Il 1° settembre di cinquant’anni fa lo scacchista statunitense Bobby Fischer conquistò il titolo mondiale di scacchi contro il russo Boris Spasskij dopo un epico scontro di 21 partite tenutosi nella sperduta capitale islandese di Reykjavik, scelta come luogo neutro per l’incontro.
Tutto il mondo seguì il match, giorno per giorno, facendo esplodere la popolarità del gioco. Si era in piena guerra fredda, e, pertanto, questo scontro andò ben al di là del suo semplice significato sportivo.
La frase citata del genio americano mi fa pensare che sarebbe bello disputarsi i conflitti in modo figurato, attraverso una sfida sulla scacchiera, evitando così morte e distruzione, quali osserviamo nelle guerre che sono tuttora in atto nel mondo.
Gli scacchi sembrano un gioco ideale per un incontro alla pari. Si gioca allo scoperto, su una scacchiera di 64 caselle, con due formazioni esattamente identiche. La differenza la farà il giocatore più bravo, esclusivamente con le sue capacità.
Gli scacchi in Italia sono entrati da qualche anno anche nelle attività scolastiche, a seguito di progetti specifici sportivi.
Sviluppatosi nella forma attuale durante il Medioevo, è un gioco che ha tante positività. Ne cito alcune.

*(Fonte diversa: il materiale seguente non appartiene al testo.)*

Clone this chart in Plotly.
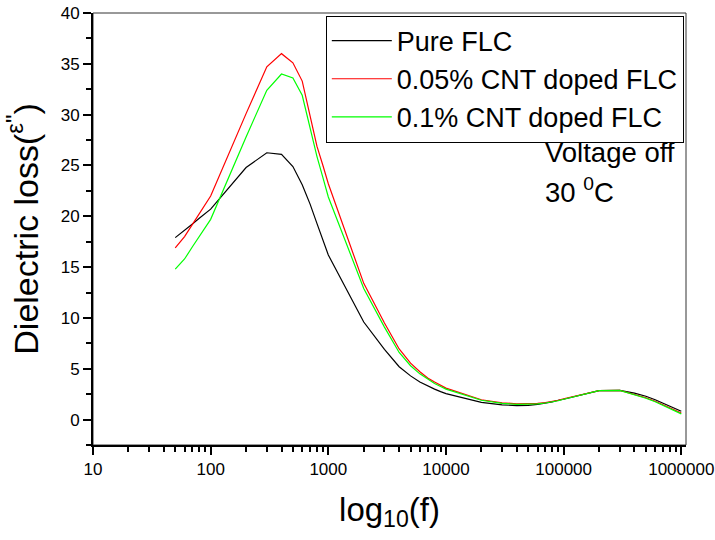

Il Re è il pezzo più importante (se lo si cattura si perde la partita) ma la Regina è il pezzo più forte. Tutti i pezzi hanno la loro specificità ma anche il piccolo Pedone, che è l’unico pezzo che può andare solo in avanti, può non solo dare scaccomatto, ma, qualora raggiunga l’ultima casella, si può miracolosamente trasformare in qualunque altro pezzo maggiore, Re escluso.
Tutti i pezzi hanno movimenti lineari ad eccezione del Cavallo che può saltare e che si muove ad elle, aprendo possibilità stravaganti e creative nelle strategie e nelle tattiche di gioco.
Gli scacchi hanno anche prestato tanti modi di dire figurati ormai consolidatisi nella nostra lingua: essere sotto scacco, arroccarsi, situazione di stallo, fare la mossa del cavallo, sono esempi in tal senso.
Per concludere e per dimenticare i riferimenti bellici, rifugiandoci in un sorriso liberatorio, non si può non citare questa frase, di un altro genio americano, questa volta nel campo umoristico, quale è Woody Allen: “A scuola mi esclusero dalla squadra di scacchi a causa della mia statura.”